Records shown =>

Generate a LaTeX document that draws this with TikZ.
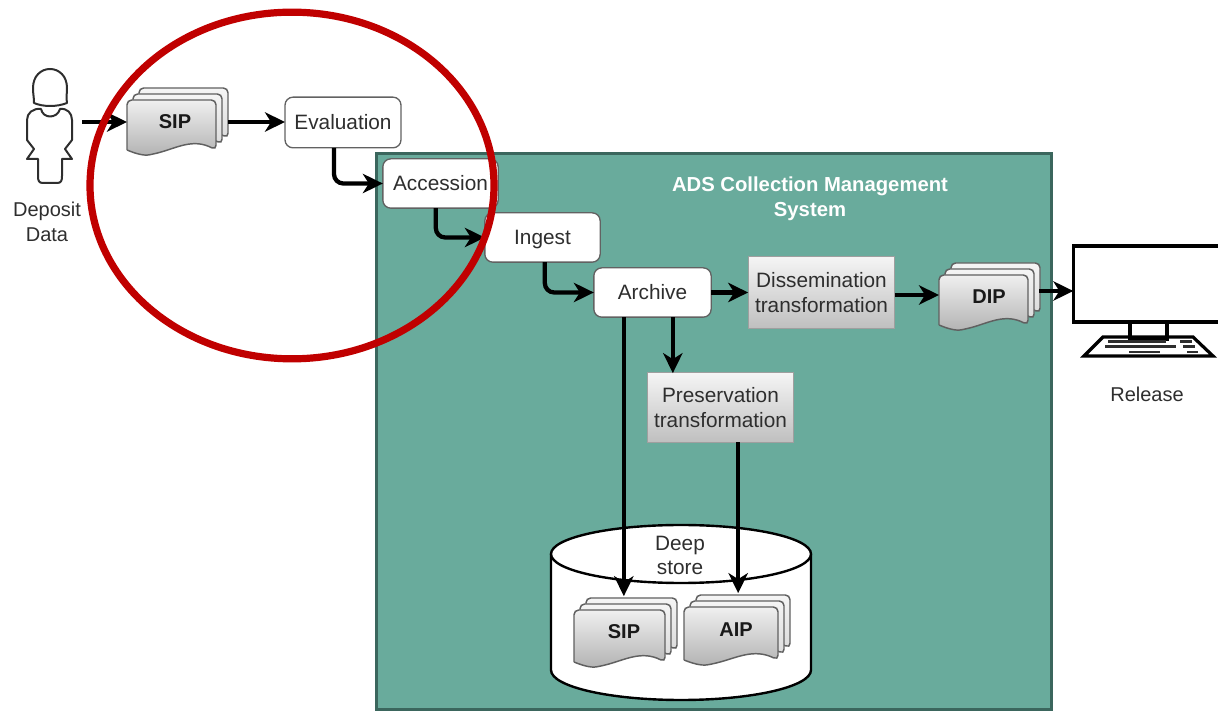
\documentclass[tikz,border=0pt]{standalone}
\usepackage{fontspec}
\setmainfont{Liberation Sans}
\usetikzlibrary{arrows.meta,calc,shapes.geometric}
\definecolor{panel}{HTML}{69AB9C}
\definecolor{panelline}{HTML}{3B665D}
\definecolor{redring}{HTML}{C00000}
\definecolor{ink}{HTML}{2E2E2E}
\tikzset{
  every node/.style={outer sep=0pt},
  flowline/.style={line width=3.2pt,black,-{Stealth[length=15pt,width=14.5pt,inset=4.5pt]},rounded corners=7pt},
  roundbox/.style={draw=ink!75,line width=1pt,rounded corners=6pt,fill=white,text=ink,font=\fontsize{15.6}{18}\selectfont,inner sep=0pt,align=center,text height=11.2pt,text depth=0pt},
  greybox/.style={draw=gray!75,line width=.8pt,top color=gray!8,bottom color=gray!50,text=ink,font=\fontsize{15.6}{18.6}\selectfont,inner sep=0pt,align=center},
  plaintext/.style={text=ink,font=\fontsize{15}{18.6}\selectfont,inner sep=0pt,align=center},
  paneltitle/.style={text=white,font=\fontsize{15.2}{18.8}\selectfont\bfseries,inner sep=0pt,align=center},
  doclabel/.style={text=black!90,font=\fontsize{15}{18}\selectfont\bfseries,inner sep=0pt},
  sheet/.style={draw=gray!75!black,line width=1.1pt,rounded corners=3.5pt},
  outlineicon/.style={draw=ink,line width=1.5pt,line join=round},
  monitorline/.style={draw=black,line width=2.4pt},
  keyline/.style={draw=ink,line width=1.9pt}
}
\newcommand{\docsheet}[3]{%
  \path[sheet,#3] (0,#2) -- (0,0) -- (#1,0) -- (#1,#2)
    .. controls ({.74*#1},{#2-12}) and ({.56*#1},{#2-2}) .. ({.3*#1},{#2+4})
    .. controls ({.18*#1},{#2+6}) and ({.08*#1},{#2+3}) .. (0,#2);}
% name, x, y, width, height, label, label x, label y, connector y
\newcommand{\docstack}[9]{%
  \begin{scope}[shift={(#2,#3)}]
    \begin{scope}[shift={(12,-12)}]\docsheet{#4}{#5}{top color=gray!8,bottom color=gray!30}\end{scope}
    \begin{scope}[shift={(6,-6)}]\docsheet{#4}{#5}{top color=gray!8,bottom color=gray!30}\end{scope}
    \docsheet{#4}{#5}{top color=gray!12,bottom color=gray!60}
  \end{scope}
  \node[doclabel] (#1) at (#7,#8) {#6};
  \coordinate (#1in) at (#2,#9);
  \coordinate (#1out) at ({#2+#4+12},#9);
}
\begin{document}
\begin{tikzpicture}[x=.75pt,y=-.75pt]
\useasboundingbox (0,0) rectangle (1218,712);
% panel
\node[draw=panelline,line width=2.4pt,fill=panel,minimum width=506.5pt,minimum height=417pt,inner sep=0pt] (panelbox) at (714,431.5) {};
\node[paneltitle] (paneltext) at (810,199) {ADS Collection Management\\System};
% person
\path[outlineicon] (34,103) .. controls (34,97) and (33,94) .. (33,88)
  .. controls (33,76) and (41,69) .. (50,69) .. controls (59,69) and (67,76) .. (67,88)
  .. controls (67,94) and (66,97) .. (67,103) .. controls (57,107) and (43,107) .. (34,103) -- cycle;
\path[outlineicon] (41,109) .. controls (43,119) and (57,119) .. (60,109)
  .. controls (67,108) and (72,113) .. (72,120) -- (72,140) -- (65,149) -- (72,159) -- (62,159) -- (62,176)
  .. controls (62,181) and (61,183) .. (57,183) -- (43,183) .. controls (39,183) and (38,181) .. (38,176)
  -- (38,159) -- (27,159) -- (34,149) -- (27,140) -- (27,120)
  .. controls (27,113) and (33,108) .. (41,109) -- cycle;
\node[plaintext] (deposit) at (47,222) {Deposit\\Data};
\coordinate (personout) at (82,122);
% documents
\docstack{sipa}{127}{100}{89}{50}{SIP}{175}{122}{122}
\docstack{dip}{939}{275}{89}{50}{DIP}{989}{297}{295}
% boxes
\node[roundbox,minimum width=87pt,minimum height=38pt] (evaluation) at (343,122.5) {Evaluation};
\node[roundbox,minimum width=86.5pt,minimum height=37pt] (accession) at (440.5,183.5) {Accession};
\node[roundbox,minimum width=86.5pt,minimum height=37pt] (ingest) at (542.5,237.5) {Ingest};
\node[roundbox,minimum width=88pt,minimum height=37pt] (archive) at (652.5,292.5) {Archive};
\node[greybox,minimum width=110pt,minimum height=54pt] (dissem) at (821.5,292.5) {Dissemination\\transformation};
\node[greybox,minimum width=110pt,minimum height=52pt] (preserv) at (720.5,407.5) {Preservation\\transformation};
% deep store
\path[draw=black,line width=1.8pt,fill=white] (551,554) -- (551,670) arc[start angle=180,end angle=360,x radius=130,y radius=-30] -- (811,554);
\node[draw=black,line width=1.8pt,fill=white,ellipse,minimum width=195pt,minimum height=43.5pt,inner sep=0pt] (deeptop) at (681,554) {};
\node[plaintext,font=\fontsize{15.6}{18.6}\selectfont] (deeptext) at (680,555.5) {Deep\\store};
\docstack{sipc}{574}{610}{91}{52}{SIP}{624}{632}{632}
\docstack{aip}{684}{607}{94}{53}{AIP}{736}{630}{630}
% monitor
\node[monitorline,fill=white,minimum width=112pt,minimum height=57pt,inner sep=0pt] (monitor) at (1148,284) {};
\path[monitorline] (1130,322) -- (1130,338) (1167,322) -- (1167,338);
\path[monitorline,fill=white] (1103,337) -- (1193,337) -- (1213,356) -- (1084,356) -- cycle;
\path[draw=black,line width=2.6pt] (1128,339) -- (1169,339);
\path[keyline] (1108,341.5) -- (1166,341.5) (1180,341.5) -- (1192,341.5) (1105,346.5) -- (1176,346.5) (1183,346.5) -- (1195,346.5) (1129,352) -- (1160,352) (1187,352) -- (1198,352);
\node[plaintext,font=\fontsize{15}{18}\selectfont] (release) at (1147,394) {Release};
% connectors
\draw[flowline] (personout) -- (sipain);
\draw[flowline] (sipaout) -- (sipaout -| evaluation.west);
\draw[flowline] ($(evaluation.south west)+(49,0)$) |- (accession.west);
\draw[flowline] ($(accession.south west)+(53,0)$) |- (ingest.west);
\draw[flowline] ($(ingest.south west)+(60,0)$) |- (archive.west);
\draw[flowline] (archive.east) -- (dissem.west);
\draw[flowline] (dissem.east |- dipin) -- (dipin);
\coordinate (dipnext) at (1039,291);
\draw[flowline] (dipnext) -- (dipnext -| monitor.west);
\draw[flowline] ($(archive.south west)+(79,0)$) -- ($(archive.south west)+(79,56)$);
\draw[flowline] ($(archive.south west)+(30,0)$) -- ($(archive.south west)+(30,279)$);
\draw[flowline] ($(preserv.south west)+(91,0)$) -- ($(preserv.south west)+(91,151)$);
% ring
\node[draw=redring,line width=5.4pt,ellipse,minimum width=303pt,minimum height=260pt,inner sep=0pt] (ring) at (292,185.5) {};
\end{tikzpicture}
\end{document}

---

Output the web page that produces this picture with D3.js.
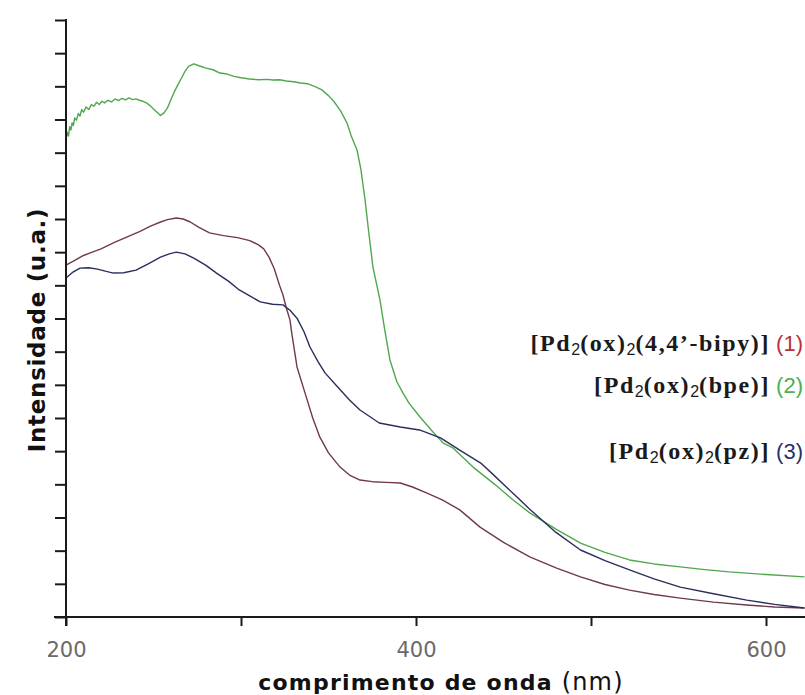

The problem =>
Look through the entries above; copy each line where the string "with" appears.

Written answer =>
Generate a LaTeX document that draws this with TikZ.
Output the web page that produces this picture with D3.js.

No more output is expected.